My Msc thesis was on reducing OCR error rates by pre-processing of various forms, and while I managed to get some reduction in error rates, one of the things I found was actually that given how low the error rates generally was to begin with, you have a very tiny budget in terms of extra processing time before further error reduction just isn't worth it - if a human needs to check the document for errors anyway, a "quick and dirty" scan+OCR is often far better than even spending the time to get "as good as possible" results. Spending even a few extra seconds per page to place the page perfectly in a scanner, or waiting a few extra seconds for more complicated processing, can be a net loss.

It's a perfect example of "worse is better": OCR, at least for typed text, is good enough today that the best available solutions aren't really worthwhile to spend resources on (for users) unless/until they give results so perfect it doesn't need to be checked by a person afterwards.


It was suggested to me by a friend that to get good OCR results, run it through the scanner/OCR twice, then diff the results. Usually one or the other will get it right, and if you run the two results through a difference editor like 'meld', it's quick to fix.


That may work for some cases, and especially with horrible OCR engines and low quality scanners, but frankly when I did my research into this, the results varied extremely little from run to run, and you could usually easily identify specific artefacts in the source that tripped the engine up (rather than problems with the quality of the scan). E.g. letters that were damaged, or had run together, creases in the paper etc.

With really low res scanners I can image it could make a big difference.


Back in the late 90's I worked for a company that did a lot of OCRing and they ran the same image through multiple engines and then manually corrected the results. I think they had 3 engines, all from different companies, which processed all images and put the results into a custom format. Human beings were then employed to manually merge and correct the final text. It worked fairly well, especially considering the hardware/software available at the time.

The biggest problem was stuffing too many files into an NTFS directory. Apparently, NTFS didn't like tens of thousands of files in one directory. :)

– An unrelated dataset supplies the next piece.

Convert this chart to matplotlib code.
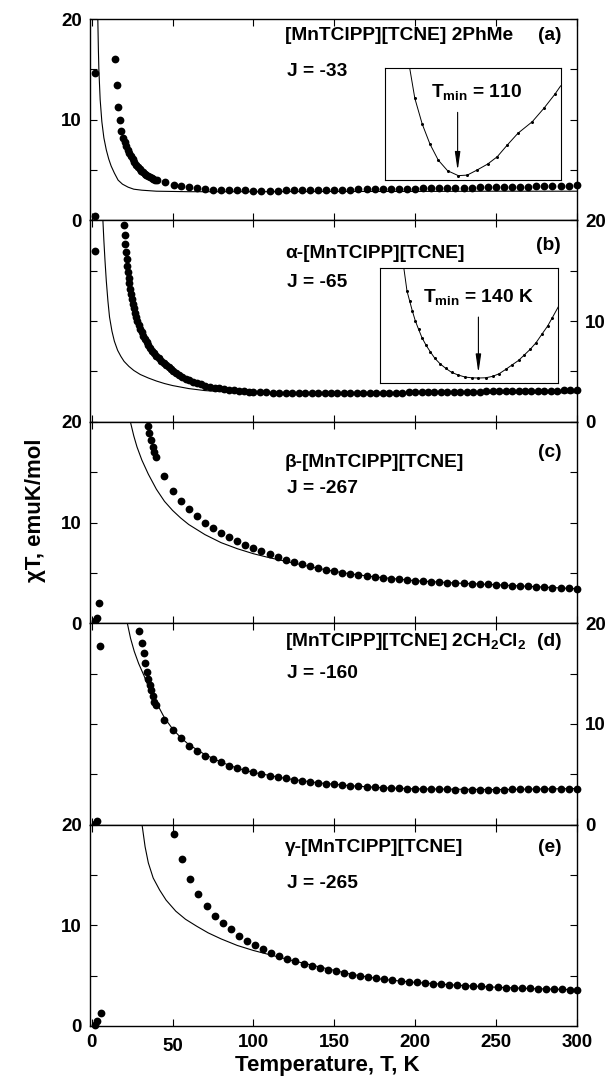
import matplotlib
matplotlib.use("Agg")
import matplotlib.pyplot as plt

plt.rcParams["font.family"] = ["Liberation Sans", "DejaVu Sans"]
plt.rcParams["font.weight"] = "bold"
plt.rcParams["mathtext.fontset"] = "custom"
plt.rcParams["mathtext.rm"] = "Liberation Sans:bold"
plt.rcParams["mathtext.bf"] = "Liberation Sans:bold"
plt.rcParams["mathtext.it"] = "Liberation Sans:bold"
plt.rcParams["mathtext.default"] = "bf"

# ---------------------------------------------------------------------------
# data (chiT in emuK/mol, T in K)
# ---------------------------------------------------------------------------
# (a) [MnTClPP][TCNE] 2PhMe
T_a = [2, 2, 14.6, 15.4, 16.2, 17.3, 18.3, 19.4, 20.3, 21.3, 22.3, 23.3, 24.3, 25.4,
       26.4, 27.5, 28.5, 29.6, 30.6, 31.7, 32.8, 33.8, 34.8, 35.9, 37.0, 38.0, 39.1, 40.2,
       45.4, 50.6, 55, 60, 65, 70, 75, 80, 85, 90, 95, 100, 105, 110,
       115, 120, 125, 130, 135, 140, 145, 150, 155, 160, 165, 170, 175, 180, 185, 190,
       195, 200, 205, 210, 215, 220, 225, 230, 235, 240, 245, 250, 255, 260, 265, 270,
       275, 280, 285, 290, 295, 300]
chi_a = [14.6, 0.4, 16.0, 13.4, 11.3, 10.0, 8.9, 8.2, 7.8, 7.4, 7.0, 6.7, 6.35, 6.05,
         5.8, 5.55, 5.3, 5.1, 4.95, 4.8, 4.65, 4.5, 4.4, 4.3, 4.2, 4.12, 4.05, 4.0,
         3.8, 3.55, 3.4, 3.3, 3.2, 3.12, 3.06, 3.02, 3.0, 2.98, 2.97, 2.96, 2.96, 2.95,
         2.96, 2.97, 2.98, 2.99, 3.0, 3.01, 3.02, 3.04, 3.05, 3.06, 3.08, 3.09, 3.1, 3.11,
         3.12, 3.14, 3.15, 3.16, 3.18, 3.19, 3.2, 3.22, 3.23, 3.25, 3.26, 3.28, 3.29, 3.3,
         3.32, 3.33, 3.35, 3.36, 3.38, 3.39, 3.41, 3.42, 3.44, 3.47]
fitT_a = [3.75, 4.1, 4.4, 5.2, 6.25, 7.5, 9, 10.5, 12, 14, 16.3, 19, 22.5, 26, 31, 40,
          60, 100, 150, 200, 250, 300]
fit_a = [20, 17, 15, 12, 9.8, 8.2, 7.0, 6.1, 5.4, 4.7, 4.0, 3.6, 3.3, 3.1, 3.0, 2.9,
         2.85, 2.85, 2.87, 2.88, 2.9, 2.9]

# (b) alpha-[MnTClPP][TCNE]
T_b = [2, 20.0, 20.4, 20.8, 21.2, 21.6, 22.0, 22.4, 22.8, 23.2, 23.7, 24.2, 24.8, 25.4,
       26.0, 26.7, 27.4, 28.2, 29.0, 29.9, 30.8, 31.8, 32.8, 33.9, 35.0, 36.2, 37.4, 38.7,
       40.0, 41.5, 43.0, 44.5, 46, 47.5, 49, 50.5, 52, 54, 56, 58, 60, 62.5, 65, 67.5, 70,
       73, 76, 79, 82, 85, 88, 91, 94, 97, 100, 104, 108, 112, 116, 120, 124, 128, 132,
       136, 140, 144, 148, 152, 156, 160, 164, 168, 172, 176, 180, 184, 188, 192, 196, 200,
       204, 208, 212, 216, 220, 224, 228, 232, 236, 240, 244, 248, 252, 256, 260, 264, 268,
       272, 276, 280, 284, 288, 292, 296, 300]
chi_b = [17.0, 19.5, 18.6, 17.7, 16.9, 16.2, 15.5, 14.9, 14.3, 13.8, 13.2, 12.7, 12.2, 11.7,
         11.3, 10.8, 10.4, 10.0, 9.6, 9.2, 8.9, 8.5, 8.2, 7.9, 7.6, 7.3, 7.0, 6.8,
         6.5, 6.3, 6.0, 5.8, 5.6, 5.4, 5.2, 5.0, 4.85, 4.65, 4.45, 4.3, 4.15, 4.0, 3.85, 3.72, 3.6,
         3.5, 3.4, 3.32, 3.25, 3.18, 3.12, 3.07, 3.03, 3.0, 2.97, 2.94, 2.92, 2.9, 2.88, 2.87, 2.86,
         2.85, 2.85, 2.84, 2.84, 2.84, 2.84, 2.85, 2.85, 2.86, 2.86, 2.87, 2.88, 2.88, 2.89, 2.9,
         2.9, 2.91, 2.92, 2.93, 2.94, 2.94, 2.95, 2.96, 2.97, 2.97, 2.98, 2.99, 3.0, 3.0, 3.01,
         3.02, 3.03, 3.03, 3.04, 3.05, 3.06, 3.07, 3.07, 3.08, 3.09, 3.1, 3.11, 3.12, 3.13]
fitT_b = [6.9, 7.5, 8.2, 9, 10, 11, 12.5, 14, 16, 18, 20, 23, 26, 30, 35, 40, 45, 50, 60,
          70, 80, 90, 100, 150, 200, 250, 300]
fit_b = [20, 18, 16, 14, 12, 10.4, 9.0, 8.0, 7.1, 6.5, 6.0, 5.5, 5.1, 4.7, 4.35, 4.05, 3.8,
         3.6, 3.3, 3.1, 3.0, 2.92, 2.87, 2.82, 2.84, 2.86, 2.88]

# (c) beta-[MnTClPP][TCNE]
T_c = [2, 3, 4.5, 34.7, 35.4, 36.4, 37.8, 38.8, 39.7,
       45, 50, 55, 60, 65, 70, 75, 80, 85, 90, 95, 100, 105, 110, 115, 120, 125, 130,
       135, 140, 145, 150, 155, 160, 165, 170, 175, 180, 185, 190, 195, 200, 205, 210,
       215, 220, 225, 230, 235, 240, 245, 250, 255, 260, 265, 270, 275, 280, 285, 290,
       295, 300]
chi_c = [0.2, 0.5, 2.0, 19.6, 18.9, 18.2, 17.5, 17.0, 16.5,
         14.6, 13.1, 12.1, 11.3, 10.6, 10.0, 9.5, 9.0, 8.6, 8.2, 7.8, 7.5, 7.15, 6.85, 6.6,
         6.3, 6.1, 5.85, 5.7, 5.5, 5.3, 5.15, 5.0, 4.9, 4.8, 4.7, 4.6, 4.5, 4.42, 4.35, 4.28,
         4.22, 4.17, 4.12, 4.07, 4.03, 3.99, 3.95, 3.91, 3.88, 3.85, 3.82, 3.78, 3.74, 3.7,
         3.66, 3.62, 3.58, 3.54, 3.5, 3.46, 3.42]
fitT_c = [23.9, 26, 28, 31, 35, 40, 45, 50, 55, 60, 70, 80, 90, 100, 110, 120, 130, 140,
          150, 160, 175, 200, 225, 250, 275, 300]
fit_c = [20, 18.6, 17.5, 16.2, 14.8, 13.3, 12.1, 11.2, 10.45, 9.8, 8.8, 8.0, 7.4, 6.9, 6.5,
         6.15, 5.8, 5.45, 5.15, 4.9, 4.6, 4.22, 3.99, 3.82, 3.62, 3.42]

# (d) [MnTClPP][TCNE] 2CH2Cl2
T_d = [2, 3.5, 4.8, 29.2, 31.1, 32.3, 33.0, 34.0, 35.0, 35.9, 36.8, 37.8, 38.8, 40.0,
       45, 50, 55, 60, 65, 70, 75, 80, 85, 90, 95, 100, 105, 110, 115, 120, 125, 130,
       135, 140, 145, 150, 155, 160, 165, 170, 175, 180, 185, 190, 195, 200, 205, 210,
       215, 220, 225, 230, 235, 240, 245, 250, 255, 260, 265, 270, 275, 280, 285, 290,
       295, 300]
chi_d = [0.1, 0.35, 17.7, 19.2, 18.0, 17.0, 16.0, 15.2, 14.5, 13.9, 13.4, 12.8, 12.2, 11.9,
         10.4, 9.4, 8.6, 7.8, 7.3, 6.8, 6.5, 6.2, 5.85, 5.6, 5.4, 5.2,
         5.0, 4.85, 4.7, 4.6, 4.45, 4.35, 4.25, 4.15, 4.08, 4.0,
         3.92, 3.86, 3.8, 3.74, 3.7, 3.66, 3.62, 3.6, 3.57, 3.55,
         3.53, 3.52, 3.5, 3.49, 3.48, 3.47, 3.47, 3.47, 3.47, 3.48,
         3.48, 3.49, 3.5, 3.51, 3.52, 3.53, 3.55, 3.56, 3.57, 3.58]
fitT_d = [22, 24, 26.3, 29, 32.3, 36, 40.7, 45, 50, 55, 60, 70, 80, 90, 100, 120, 140, 160,
          180, 200, 250, 300]
fit_d = [20, 18.5, 17.2, 16.0, 14.8, 13.3, 11.9, 10.6, 9.5, 8.65, 7.95, 6.95, 6.2, 5.6,
         5.18, 4.58, 4.15, 3.86, 3.66, 3.55, 3.48, 3.58]

# (e) gamma-[MnTClPP][TCNE]
T_e = [2, 3.5, 5.7, 51, 56, 61, 66, 71, 76, 81, 86, 91, 96, 101, 106, 111, 116, 121, 126,
       131, 136, 141, 146, 151, 156, 161, 166, 171, 176, 181, 186, 191, 196, 201, 206, 211,
       216, 221, 226, 231, 236, 241, 246, 251, 256, 261, 266, 271, 276, 281, 286, 291, 296,
       300]
chi_e = [0.1, 0.5, 1.3, 19.1, 16.6, 14.6, 13.1, 11.9, 10.9, 10.2, 9.6, 8.95, 8.45,
         8.0, 7.6, 7.25, 6.95, 6.7, 6.45, 6.2, 6.0, 5.8, 5.6,
         5.42, 5.25, 5.1, 4.95, 4.82, 4.72, 4.63, 4.55, 4.47, 4.4,
         4.33, 4.27, 4.21, 4.16, 4.11, 4.06, 4.01, 3.97, 3.93, 3.89,
         3.85, 3.82, 3.79, 3.76, 3.73, 3.7, 3.68, 3.66, 3.64, 3.62, 3.6]
fitT_e = [31.1, 33, 35, 38, 42, 46, 52, 58, 65, 72, 80, 90, 100, 112, 124, 136, 148, 160,
          180, 200, 225, 250, 275, 300]
fit_e = [20, 17.8, 16.2, 14.7, 13.5, 12.5, 11.4, 10.6, 9.9, 9.25, 8.65, 8.0, 7.5, 7.0,
         6.5, 6.05, 5.6, 5.15, 4.63, 4.33, 4.06, 3.85, 3.7, 3.6]

# insets: minimum region, in inset box fractions
inset_a_x = [0.143, 0.172, 0.214, 0.258, 0.305, 0.358, 0.419, 0.470, 0.525, 0.585, 0.640,
             0.695, 0.757, 0.839, 0.905, 0.967, 1.0]
inset_a_y = [1.0, 0.731, 0.501, 0.322, 0.179, 0.084, 0.040, 0.045, 0.090, 0.143, 0.209,
             0.310, 0.418, 0.522, 0.642, 0.767, 0.842]
inset_b_x = [0.135, 0.153, 0.168, 0.183, 0.200, 0.218, 0.237, 0.259, 0.283, 0.309, 0.338,
             0.370, 0.403, 0.440, 0.479, 0.516, 0.553, 0.593, 0.632, 0.669, 0.706, 0.741,
             0.778, 0.810, 0.843, 0.876, 0.908, 0.941, 0.967, 1.0]
inset_b_y = [1.0, 0.797, 0.710, 0.623, 0.536, 0.464, 0.391, 0.328, 0.270, 0.212, 0.165,
             0.125, 0.090, 0.067, 0.049, 0.043, 0.041, 0.043, 0.055, 0.078, 0.116, 0.154,
             0.194, 0.241, 0.290, 0.348, 0.420, 0.493, 0.565, 0.658]

names = ["[MnTClPP][TCNE] 2PhMe", "α-[MnTClPP][TCNE]", "β-[MnTClPP][TCNE]",
         r"[MnTClPP][TCNE] 2CH$_2$Cl$_2$", "γ-[MnTClPP][TCNE]"]
tags = ["(a)", "(b)", "(c)", "(d)", "(e)"]
j_values = [-33, -65, -267, -160, -265]

panels = [(T_a, chi_a, fitT_a, fit_a), (T_b, chi_b, fitT_b, fit_b),
          (T_c, chi_c, fitT_c, fit_c), (T_d, chi_d, fitT_d, fit_d),
          (T_e, chi_e, fitT_e, fit_e)]

# text positions (axes fraction): name y, tag y, J y
text_y = [(0.917, 0.917, 0.74), (0.835, 0.875, 0.69), (0.796, 0.846, 0.67),
          (0.91, 0.91, 0.75), (0.887, 0.887, 0.71)]

# ---------------------------------------------------------------------------
fig, axes = plt.subplots(5, 1, figsize=(6.09, 10.8), dpi=100, sharex=True)
fig.subplots_adjust(left=0.148, right=0.947, top=0.9824, bottom=0.05, hspace=0)

for i, ax in enumerate(axes):
    T, chi, fT, fv = panels[i]
    ax.plot(fT, fv, color="black", lw=0.8)
    ax.plot(T, chi, "o", color="black", ms=5.6, mew=0, clip_on=False, zorder=3)

    ax.set_xlim(-1, 300)
    ax.set_ylim(0, 20)
    ax.set_xticks([0, 50, 100, 150, 200, 250, 300])
    ax.set_yticks([0, 5, 10, 15, 20], ["0", "", "10", "", "20"])
    left = (i % 2 == 0)
    ax.tick_params(axis="y", direction="in", length=5, width=0.8, left=True, right=True,
                   labelleft=left, labelright=not left, labelsize=13.5, pad=6)
    ax.tick_params(axis="x", direction="in", length=5, width=0.8, top=True, bottom=True,
                   labelbottom=(i == 4), labelsize=13.5, pad=6)
    for s in ax.spines.values():
        s.set_linewidth(1.0)

    ny, ty, jy = text_y[i]
    ax.text(0.40, ny, names[i], transform=ax.transAxes, fontsize=13.8, va="center", ha="left")
    ax.text(0.968, ty, tags[i], transform=ax.transAxes, fontsize=13.8, va="center", ha="right")
    ax.text(0.405, jy, f"J = {j_values[i]}", transform=ax.transAxes, fontsize=13.8,
            va="center", ha="left")

# the "50" label sits a little lower in the original
axes[4].xaxis.get_major_ticks()[1].set_pad(8.5)

# insets with T_min
ins_a = axes[0].inset_axes([0.605, 0.2, 0.362, 0.556])
ins_b = axes[1].inset_axes([0.595, 0.194, 0.367, 0.572])
for ins, xs, ys, label, lab_x, ax_x, lab_y, a_top in (
        (ins_a, inset_a_x, inset_a_y, r"T$_{min}$ = 110", 0.52, 0.415, 0.79, 0.63),
        (ins_b, inset_b_x, inset_b_y, r"T$_{min}$ = 140 K", 0.555, 0.553, 0.74, 0.594)):
    ins.plot(xs, ys, color="black", lw=0.7)
    ins.plot(xs, ys, "o", color="black", ms=2.2, mew=0, markevery=slice(1, -1))
    ins.set_xlim(0, 1)
    ins.set_ylim(0, 1)
    ins.set_xticks([])
    ins.set_yticks([])
    for s in ins.spines.values():
        s.set_linewidth(0.8)
    ins.text(lab_x, lab_y, label, ha="center", va="center", fontsize=13.8,
             transform=ins.transAxes)
    ins.annotate("", xy=(ax_x, 0.06), xytext=(ax_x, a_top),
                 arrowprops=dict(arrowstyle="-|>,head_width=0.16,head_length=1.1",
                                 color="black", lw=0.8))

fig.text(36 / 609, 1 - 510 / 1080, "χT, emuK/mol", rotation=90, ha="center", va="center",
         fontsize=16)
fig.text(327 / 609, 1 - 1065 / 1080, "Temperature, T, K", ha="center", va="center",
         fontsize=16)

fig.savefig("out.png", dpi=100)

What about running it through two+ different OCR engines?


If this is done all in software (IE, it isn't analyzing a slightly different image), why wouldn't the OCR just do this itself?


Somebody's got to decide which way to go with the diffs


majority out of an odd number of runs?


"There's actually been a bit of research on the error rates you need to beat for OCR to be cost-effective vs. having people re-type."

Doesn't that depend entirely on what you're using the text for and how accurate it needs to be?


To a certain extent, of course. The 2% was based on the assumption that if you are benchmarking against re-typing, you expect the same kind of quality you'd get from having a good typist re-typing the documents.

From my own experiments, I tend to find that you can read through and correct errors only relatively marginally faster than you can type because you either follow along with the cursor or need to be able to position the cursor very quickly when you find an error, and as the error rate increases, trying to position the cursor to each error very quickly gets too slow.

Dropping accuracy in your effort to correct the text doesn't really seem to speed things up much. You likely speed it up if you're willing to assume that anything that passes the spellchecker is ok (but it won't be, especially as modern OCR's often try to rely on data about sequences of letters, or dictionaries, when they're uncertain about characters)

If you're ok with lower accuracy, e.g. for search, and the alternative is not processing the document at all, then it'd be drastically different.


Time is not as relevant as energy when we are talking about people whose jobs have a huge strain.